Orange is used for excitement because it is such a celebratory color. This emotion is filled with jumping thrills and great anticipation. It is kids before the presents are opened, revelers at festivals, party-party, crowds filled with singing at musical events, and parades with grand floats and marching bands. Excitement is special. Unfortunately, there are societies and religions, even, that are scared of excitement because it is equated with sexuality. In some areas, excitement is okay for men to experience, but not women. Still, if one is to have a fluid emotional life, the body needs to express itself with raw joy, and, not just on special occasions, but frequently. Orange is part of the landscape and it is definitely desirable.

The last color of the fluid life is purple tenderness. In our original image of the glacier, imagine purple as spreading far out with its ribbon of color. This feeling is for those who have left narcissism and have moved to love. It is perfectly natural for everyone, though there are some who are so wounded and lost in the maze of frozen childhood emotions, that it remains unacknowledged. Tenderness is what you feel when first picking up a baby, it is the compassionate emotion when another human is in trouble, it undergirds all meaningful love relationships, and it needs to be recognized as the most important ground feeling for those who desire lasting intimacy.

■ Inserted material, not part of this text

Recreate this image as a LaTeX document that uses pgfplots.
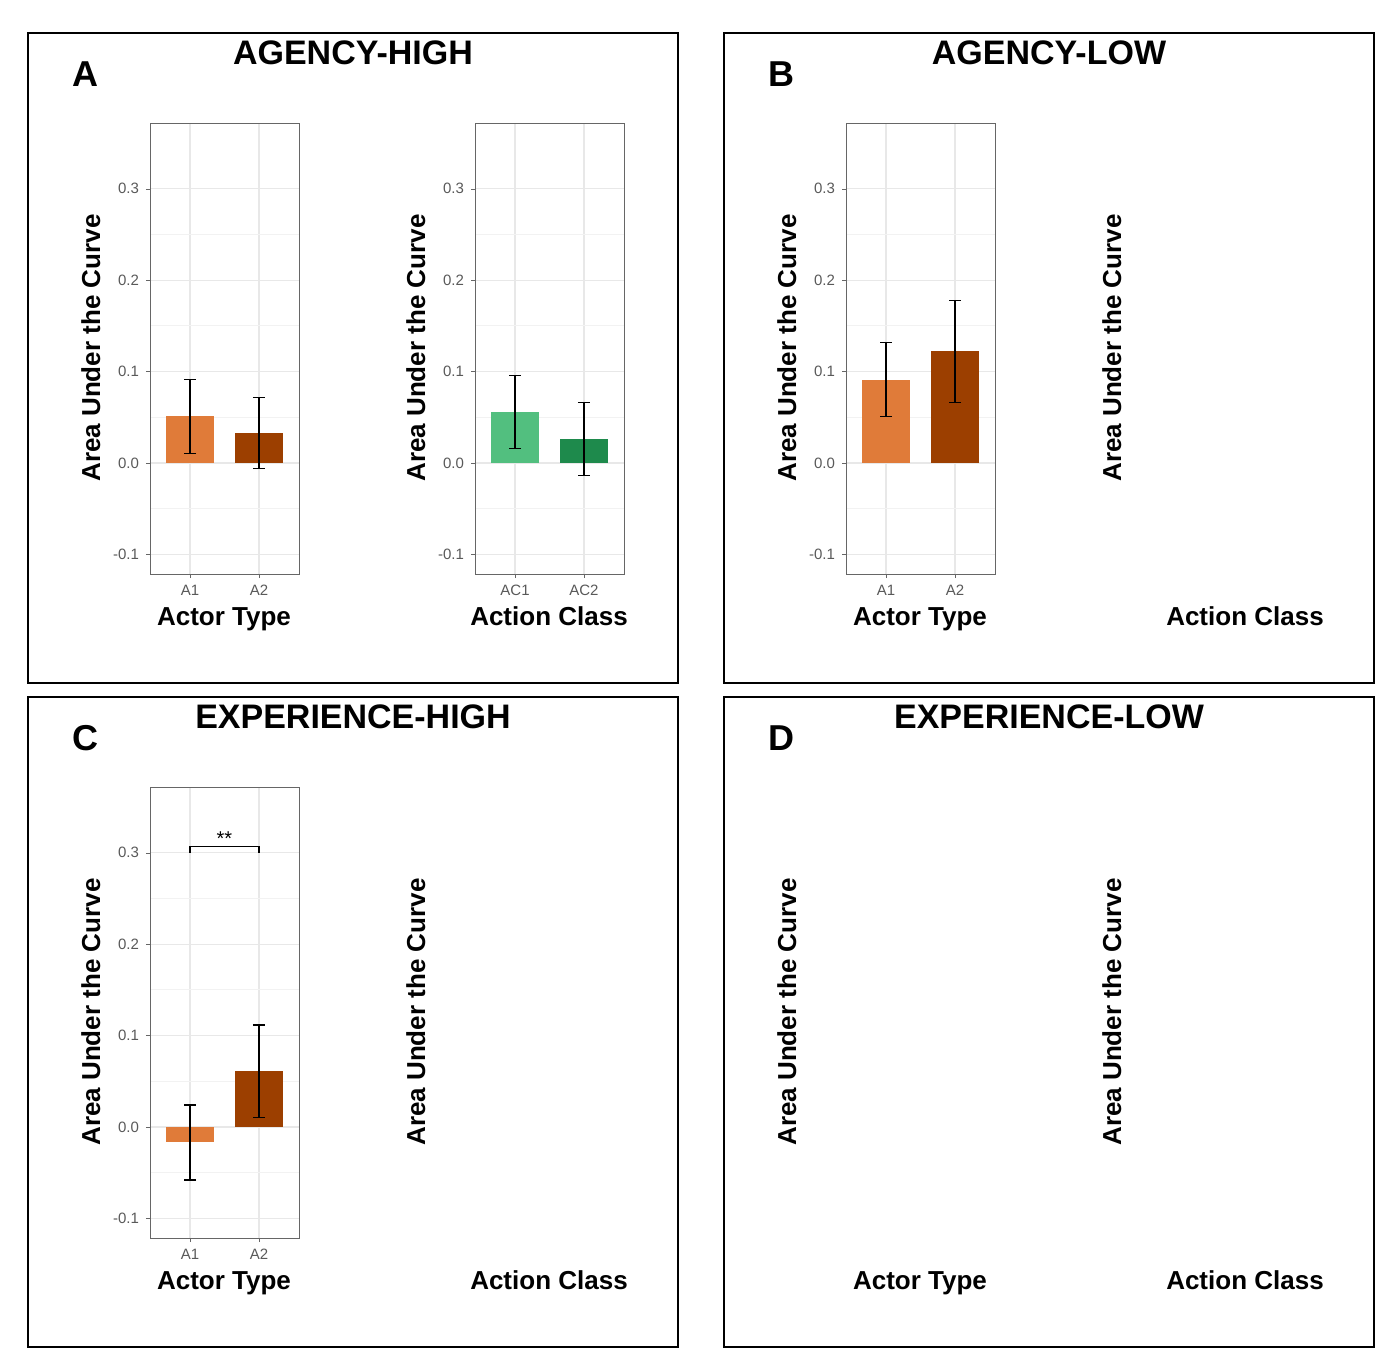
\documentclass[border=0pt]{standalone}
\usepackage{pgfplots}
\pgfplotsset{compat=1.18}
\usepackage{fontspec}
\setmainfont{Liberation Sans}
\definecolor{oL}{HTML}{E07B39}
\definecolor{oD}{HTML}{9C3F00}
\definecolor{gL}{HTML}{52BF7F}
\definecolor{gD}{HTML}{1E8A4C}
\def\extra{}
\newcommand\br[3]{\def\extra{\draw[line width=0.7pt] (axis cs:1,#1-0.007) -- (axis cs:1,#1) -- (axis cs:2,#1) -- (axis cs:2,#1-0.007); \node[above,inner sep=0.5pt,font=\fontsize{10}{10}\selectfont] at (axis cs:1.5,#1) {#2};}}
\newcommand\ax[9]{%
\begin{scope}[x=1pt,y=1pt]
\begin{axis}[at={({0.5*#1pt},{-0.5*#2pt})},anchor=south west,scale only axis,width=74.5pt,height=225.5pt,
 xmin=0.42,xmax=2.58,ymin=-0.1216,ymax=0.372,
 xtick={1,2},xticklabels={#3},ytick={-0.1,0,0.1,0.2,0.3},minor y tick num=1,
 yticklabel style={/pgf/number format/.cd,fixed,fixed zerofill,precision=1,assume math mode=true},
 ticklabel style={font=\fontsize{7.5}{8}\selectfont,text=black!65},
 grid=both,major grid style={black!9,line width=0.6pt},minor grid style={black!5,line width=0.4pt},
 axis line style={black!60,line width=0.4pt},tick style={black!60},tick align=outside,major tick length=2pt,minor tick length=0pt,
 xtick pos=bottom,ytick pos=left,
 ybar,bar width=24pt,bar shift=0pt,
 error bars/error bar style={black,line width=0.6pt},error bars/error mark options={black,rotate=90,mark size=3pt,line width=0.6pt}]
\addplot[draw=none,fill=#4,error bars/.cd,y dir=both,y explicit] coordinates {(1,#6) +- (0,#7)};
\addplot[draw=none,fill=#5,error bars/.cd,y dir=both,y explicit] coordinates {(2,#8) +- (0,#9)};
\extra
\end{axis}
\end{scope}\def\extra{}}
\newcommand\panel[4]{% dx dy letter title
\draw[black,line width=0.6pt] (28+#1,33+#2) rectangle (678+#1,683+#2);
\node[font=\bfseries\fontsize{17}{17}\selectfont] at (353+#1,53+#2) {#4};
\node[font=\bfseries\fontsize{18}{18}\selectfont] at (85+#1,74+#2) {#3};
\node[font=\bfseries\fontsize{13}{13}\selectfont,rotate=90,anchor=base] at (100+#1,348+#2) {Area Under the Curve};
\node[font=\bfseries\fontsize{13}{13}\selectfont,rotate=90,anchor=base] at (425+#1,348+#2) {Area Under the Curve};
\node[font=\bfseries\fontsize{13}{13}\selectfont,anchor=base] at (224+#1,625+#2) {Actor Type};
\node[font=\bfseries\fontsize{13}{13}\selectfont,anchor=base] at (549+#1,625+#2) {Action Class};}
\begin{document}
\begin{tikzpicture}[x=0.5pt,y=-0.5pt]
\path[use as bounding box] (0,0) rectangle (1398,1366);
\panel{0}{0}{A}{AGENCY-HIGH}
\ax{150}{574}{A1,A2}{oL}{oD}{0.051}{0.0405}{0.033}{0.039}
\ax{475}{574}{AC1,AC2}{gL}{gD}{0.056}{0.040}{0.026}{0.040}
\panel{696}{0}{B}{AGENCY-LOW}
\ax{846}{574}{A1,A2}{oL}{oD}{0.091}{0.0405}{0.122}{0.056}
\br{0.307}{**}
\ax{1171}{574}{AC1,AC2}{gL}{gD}{0.186}{0.056}{0.037}{0.041}
\panel{0}{664}{C}{EXPERIENCE-HIGH}
\ax{150}{1238}{A1,A2}{oL}{oD}{-0.017}{0.041}{0.061}{0.0505}
\br{0.349}{**}
\ax{475}{1238}{AC1,AC2}{gL}{gD}{-0.024}{0.0335}{0.124}{0.0755}
\panel{696}{664}{D}{EXPERIENCE-LOW}
\br{0.349}{**}
\ax{846}{1238}{A1,A2}{oL}{oD}{0.001}{0.0345}{0.202}{0.0505}
\br{0.349}{****}
\ax{1171}{1238}{AC1,AC2}{gL}{gD}{0.268}{0.070}{0.045}{0.033}
\end{tikzpicture}
\end{document}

A few more hints on a fluid emotional life are valuable. If you find yourself stuck frequently in either sadness, anger, or scare, most probably, you are re-cycling a childhood situation and are not in the here and now. The exceptions to that are when you have a major grief situation that lasts over a period of time; when you are trapped socially or in a job where your personhood is continually discounted but your survival is at stake; when abandonment may occur if you express yourself. As for the lighter emotions of happiness, excitement and tenderness, if you discover that you are pushing one of those in an artificial manner, you most probably got strokes as a child for being the happy kid, the joy child, or the mush tender Rescuer.

The point of fluidity is that you are flowing within yourself as situations occur and as you take charge of your environment making sure that you may feel as your body will. For many, nay most, this is not easy to achieve. First, one must rid one's self of adaptations made earlier in life. Others need to confront when erratic modules come forth, especially when the tendency is to act out the role of a mom or a dad. It takes a lot of courage to know how to be real, honest, sharing, and deep to the core of real feelings.

Finally, the course of a person's life is well described as a journey. Sometimes we lose our way due to the demands of survival and providing for a family. To make sure that the journey is always advancing, there are five areas to keep balancing: Work, Play, Love, Appreciation and Creativity.